Task prompt:
Take the listing from its first line through the line that contains "plt.rcParams['font.family'] = ['Noto" and please retype those lines exactly, leaving out the pictures.

Collected data:

== == ==

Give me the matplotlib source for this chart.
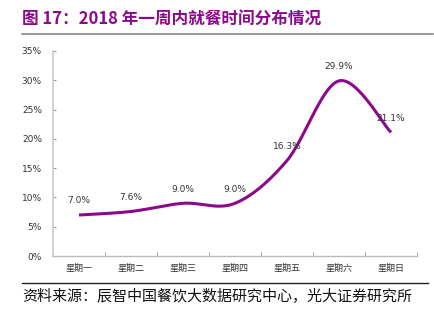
import numpy as np
import matplotlib
matplotlib.use("Agg")
import matplotlib.pyplot as plt
from matplotlib.ticker import FuncFormatter, FixedLocator

plt.rcParams['font.family'] = ['Noto Sans CJK SC', 'DejaVu Sans']

categories = ['星期一', '星期二', '星期三', '星期四', '星期五', '星期六', '星期日']
values = [7.0, 7.6, 9.0, 9.0, 16.3, 29.9, 21.1]
labels = ['7.0%', '7.6%', '9.0%', '9.0%', '16.3%', '29.9%', '21.1%']
title = '图 17：2018 年一周内就餐时间分布情况'
source = '资料来源：辰智中国餐饮大数据研究中心，光大证券研究所'

purple = '#8B0A8B'

def smooth(x, y, n=30):
    # Catmull-Rom style bezier smoothing between given points
    x = np.asarray(x, float); y = np.asarray(y, float)
    xs, ys = [], []
    m = len(x)
    for i in range(m - 1):
        p0 = (x[i-1], y[i-1]) if i > 0 else (x[i], y[i])
        p1 = (x[i], y[i]); p2 = (x[i+1], y[i+1])
        p3 = (x[i+2], y[i+2]) if i + 2 < m else (x[i+1], y[i+1])
        c1 = (p1[0] + (p2[0]-p0[0])/6, p1[1] + (p2[1]-p0[1])/6)
        c2 = (p2[0] - (p3[0]-p1[0])/6, p2[1] - (p3[1]-p1[1])/6)
        t = np.linspace(0, 1, n)
        bx = (1-t)**3*p1[0] + 3*(1-t)**2*t*c1[0] + 3*(1-t)*t**2*c2[0] + t**3*p2[0]
        by = (1-t)**3*p1[1] + 3*(1-t)**2*t*c1[1] + 3*(1-t)*t**2*c2[1] + t**3*p2[1]
        xs.append(bx); ys.append(by)
    return np.concatenate(xs), np.concatenate(ys)

fig = plt.figure(figsize=(4.35, 3.25), dpi=100)
ax = fig.add_axes([53/435, 1 - 256/325, (417-53)/435, (256-51)/325])

x = np.arange(len(categories))
sx, sy = smooth(x, values)
ax.plot(sx, sy, color=purple, lw=2.2, solid_capstyle='butt')
for xi, v, lab in zip(x, values, labels):
    ax.annotate(lab, (xi, v), xytext=(0, 7), textcoords='offset points',
                ha='center', va='bottom', fontsize=6.5, color='#333333',
                family=['DejaVu Sans'])

ax.set_xlim(-0.5, len(categories) - 0.5)
ax.set_ylim(0, 35)
ax.set_yticks(np.arange(0, 36, 5))
ax.yaxis.set_major_formatter(FuncFormatter(lambda v, p: f'{v:.0f}%'))
ax.set_xticks(x)
ax.set_xticklabels(categories)
ax.xaxis.set_minor_locator(FixedLocator(np.arange(-0.5, len(categories), 1)))
ax.tick_params(axis='x', which='major', length=0, labelsize=6.5, pad=6, colors='#333333')
ax.tick_params(axis='x', which='minor', length=3, direction='in', color='#999999')
ax.tick_params(axis='y', length=2.5, direction='in', color='#999999', labelsize=6.5,
               labelcolor='#333333', pad=8)
for t in ax.get_yticklabels():
    t.set_family(['DejaVu Sans'])
for s in ['top', 'right']:
    ax.spines[s].set_visible(False)
ax.spines['left'].set_color('#cccccc')
ax.spines['left'].set_linewidth(1.2)
ax.spines['bottom'].set_color('#bbbbbb')
ax.spines['bottom'].set_linewidth(1.0)

fig.text(22/435, 1 - 19/325, title, fontsize=12, fontweight='bold', color=purple,
         ha='left', va='center')
fig.add_artist(plt.Line2D([22/435, 433/435], [1 - 34/325, 1 - 34/325], color='#888888', lw=1.2))
fig.add_artist(plt.Line2D([22/435, 428/435], [1 - 283/325, 1 - 283/325], color='#222222', lw=1.0))
fig.text(22/435, 1 - 297/325, source, fontsize=10.8, color='#111111', ha='left', va='center')

fig.savefig('out.png', dpi=100)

== == ==

Final result:
Give me the matplotlib source for this chart.
import numpy as np
import matplotlib
matplotlib.use("Agg")
import matplotlib.pyplot as plt
from matplotlib.ticker import FuncFormatter, FixedLocator

plt.rcParams['font.family'] = ['Noto Sans CJK SC', 'DejaVu Sans']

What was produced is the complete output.